## Directions for this task:
Using the records that follow, copy every line containing the word "diagram".

....................

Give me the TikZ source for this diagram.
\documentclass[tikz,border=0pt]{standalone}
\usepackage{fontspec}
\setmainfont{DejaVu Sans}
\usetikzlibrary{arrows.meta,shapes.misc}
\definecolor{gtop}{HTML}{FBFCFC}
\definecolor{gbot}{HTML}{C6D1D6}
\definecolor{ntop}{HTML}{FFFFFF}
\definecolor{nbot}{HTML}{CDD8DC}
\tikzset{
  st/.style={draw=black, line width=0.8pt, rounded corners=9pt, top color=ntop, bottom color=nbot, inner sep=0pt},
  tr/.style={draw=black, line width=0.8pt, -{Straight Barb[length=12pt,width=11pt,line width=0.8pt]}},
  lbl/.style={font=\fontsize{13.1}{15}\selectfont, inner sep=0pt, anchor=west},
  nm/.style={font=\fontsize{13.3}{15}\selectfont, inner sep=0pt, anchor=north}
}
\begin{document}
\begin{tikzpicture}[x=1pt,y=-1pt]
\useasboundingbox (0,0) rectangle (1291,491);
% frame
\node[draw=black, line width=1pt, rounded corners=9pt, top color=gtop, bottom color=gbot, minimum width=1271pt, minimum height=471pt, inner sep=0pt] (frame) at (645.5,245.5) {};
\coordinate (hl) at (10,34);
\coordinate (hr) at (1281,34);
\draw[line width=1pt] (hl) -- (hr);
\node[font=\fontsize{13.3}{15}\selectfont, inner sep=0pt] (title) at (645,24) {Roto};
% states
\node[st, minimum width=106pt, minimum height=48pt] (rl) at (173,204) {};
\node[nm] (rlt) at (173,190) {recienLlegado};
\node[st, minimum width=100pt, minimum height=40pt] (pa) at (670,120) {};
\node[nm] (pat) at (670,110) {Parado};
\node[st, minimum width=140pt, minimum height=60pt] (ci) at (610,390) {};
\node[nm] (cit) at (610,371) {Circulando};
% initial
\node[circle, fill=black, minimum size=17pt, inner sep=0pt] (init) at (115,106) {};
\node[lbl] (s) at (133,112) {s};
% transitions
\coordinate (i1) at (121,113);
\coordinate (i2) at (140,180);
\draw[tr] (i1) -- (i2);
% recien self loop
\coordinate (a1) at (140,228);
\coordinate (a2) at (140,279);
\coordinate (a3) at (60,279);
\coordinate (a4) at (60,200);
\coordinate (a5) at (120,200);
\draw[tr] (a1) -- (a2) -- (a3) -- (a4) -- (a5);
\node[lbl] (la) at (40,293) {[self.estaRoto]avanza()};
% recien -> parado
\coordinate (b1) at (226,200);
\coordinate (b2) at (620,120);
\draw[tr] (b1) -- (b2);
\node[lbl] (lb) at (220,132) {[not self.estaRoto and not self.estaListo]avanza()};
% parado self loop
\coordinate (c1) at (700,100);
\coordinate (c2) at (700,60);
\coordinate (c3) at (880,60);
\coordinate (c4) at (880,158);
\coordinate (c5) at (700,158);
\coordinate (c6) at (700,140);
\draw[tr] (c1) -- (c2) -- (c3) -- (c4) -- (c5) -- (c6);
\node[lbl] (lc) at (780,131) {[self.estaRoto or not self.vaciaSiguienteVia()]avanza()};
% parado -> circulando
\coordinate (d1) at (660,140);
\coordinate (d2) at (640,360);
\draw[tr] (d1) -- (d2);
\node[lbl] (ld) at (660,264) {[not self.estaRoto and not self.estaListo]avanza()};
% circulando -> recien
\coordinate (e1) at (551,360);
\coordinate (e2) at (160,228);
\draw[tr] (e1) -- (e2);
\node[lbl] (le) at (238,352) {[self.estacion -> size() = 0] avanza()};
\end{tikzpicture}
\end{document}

....................

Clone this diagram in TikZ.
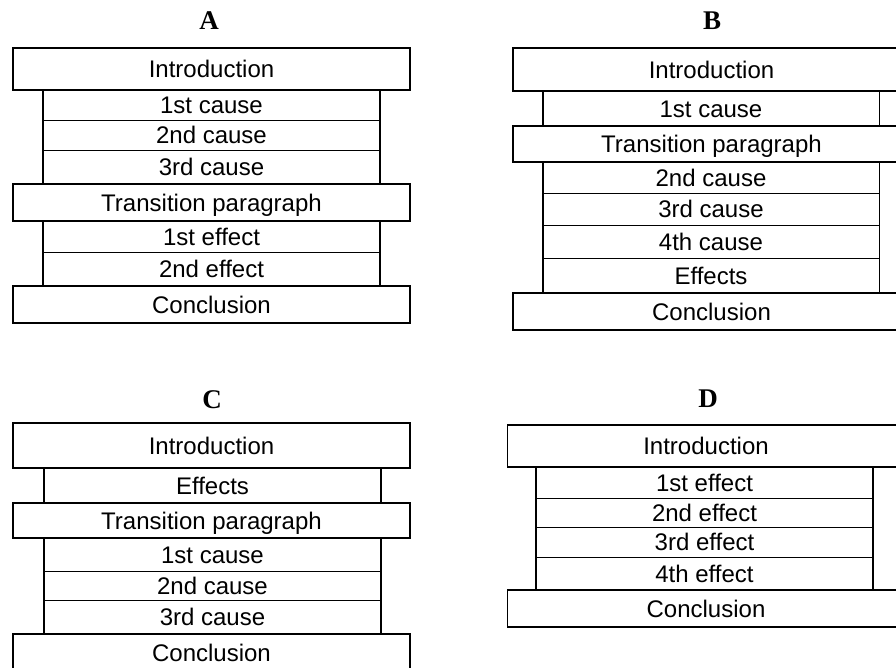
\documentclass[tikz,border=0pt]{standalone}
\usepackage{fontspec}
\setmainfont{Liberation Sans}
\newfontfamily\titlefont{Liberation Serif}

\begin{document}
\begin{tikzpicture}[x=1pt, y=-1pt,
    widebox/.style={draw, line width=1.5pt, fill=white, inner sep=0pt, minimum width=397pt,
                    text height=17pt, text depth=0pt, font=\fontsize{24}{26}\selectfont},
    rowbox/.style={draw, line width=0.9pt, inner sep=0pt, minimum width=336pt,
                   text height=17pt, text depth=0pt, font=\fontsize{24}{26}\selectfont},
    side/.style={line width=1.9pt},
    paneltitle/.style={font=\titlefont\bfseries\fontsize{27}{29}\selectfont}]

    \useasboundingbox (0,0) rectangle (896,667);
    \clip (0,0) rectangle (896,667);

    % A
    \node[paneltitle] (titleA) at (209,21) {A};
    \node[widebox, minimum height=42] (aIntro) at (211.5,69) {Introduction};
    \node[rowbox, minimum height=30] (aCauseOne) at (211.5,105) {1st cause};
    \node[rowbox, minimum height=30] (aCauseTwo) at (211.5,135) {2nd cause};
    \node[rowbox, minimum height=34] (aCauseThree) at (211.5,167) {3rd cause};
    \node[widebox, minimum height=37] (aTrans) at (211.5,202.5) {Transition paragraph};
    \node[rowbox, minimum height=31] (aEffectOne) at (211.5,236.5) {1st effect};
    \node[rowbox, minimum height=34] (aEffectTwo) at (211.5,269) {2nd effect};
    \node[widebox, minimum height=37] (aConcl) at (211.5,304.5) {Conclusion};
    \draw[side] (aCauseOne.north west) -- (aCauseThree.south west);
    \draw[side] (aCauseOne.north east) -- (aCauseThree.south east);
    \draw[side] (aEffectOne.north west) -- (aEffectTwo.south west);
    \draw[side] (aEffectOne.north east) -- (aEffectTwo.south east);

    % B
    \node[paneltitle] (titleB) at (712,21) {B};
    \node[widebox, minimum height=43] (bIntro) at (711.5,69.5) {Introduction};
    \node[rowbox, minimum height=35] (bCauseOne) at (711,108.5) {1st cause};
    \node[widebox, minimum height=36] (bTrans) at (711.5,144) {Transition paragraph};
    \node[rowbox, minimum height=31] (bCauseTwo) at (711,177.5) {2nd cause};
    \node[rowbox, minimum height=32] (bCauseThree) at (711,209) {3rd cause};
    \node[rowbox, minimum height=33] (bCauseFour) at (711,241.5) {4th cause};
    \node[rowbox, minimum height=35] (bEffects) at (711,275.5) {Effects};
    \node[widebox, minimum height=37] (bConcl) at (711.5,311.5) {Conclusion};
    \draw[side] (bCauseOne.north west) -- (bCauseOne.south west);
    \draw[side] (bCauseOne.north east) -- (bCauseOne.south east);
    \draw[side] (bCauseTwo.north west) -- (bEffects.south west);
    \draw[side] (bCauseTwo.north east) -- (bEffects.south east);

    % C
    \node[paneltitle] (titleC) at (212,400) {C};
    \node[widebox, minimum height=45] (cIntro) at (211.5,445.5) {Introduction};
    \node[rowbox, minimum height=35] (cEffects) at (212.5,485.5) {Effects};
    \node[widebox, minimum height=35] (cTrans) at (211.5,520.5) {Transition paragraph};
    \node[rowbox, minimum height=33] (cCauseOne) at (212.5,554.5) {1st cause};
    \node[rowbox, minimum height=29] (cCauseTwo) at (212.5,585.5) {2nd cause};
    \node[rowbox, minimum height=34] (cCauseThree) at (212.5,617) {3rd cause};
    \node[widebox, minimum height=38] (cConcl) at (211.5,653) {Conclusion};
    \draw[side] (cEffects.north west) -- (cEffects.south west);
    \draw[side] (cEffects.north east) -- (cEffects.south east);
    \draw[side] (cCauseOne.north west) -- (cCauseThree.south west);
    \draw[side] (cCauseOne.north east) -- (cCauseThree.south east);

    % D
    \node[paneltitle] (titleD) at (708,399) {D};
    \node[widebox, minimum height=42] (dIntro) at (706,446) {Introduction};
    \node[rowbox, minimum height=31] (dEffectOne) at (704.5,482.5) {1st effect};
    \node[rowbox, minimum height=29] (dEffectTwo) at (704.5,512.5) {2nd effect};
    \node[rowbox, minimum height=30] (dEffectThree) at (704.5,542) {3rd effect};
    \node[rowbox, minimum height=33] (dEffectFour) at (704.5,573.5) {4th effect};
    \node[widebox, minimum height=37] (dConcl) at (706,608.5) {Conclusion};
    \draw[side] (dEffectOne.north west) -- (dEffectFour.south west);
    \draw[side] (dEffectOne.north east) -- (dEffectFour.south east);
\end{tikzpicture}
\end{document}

....................

## Task output:
Give me the TikZ source for this diagram.
Clone this diagram in TikZ.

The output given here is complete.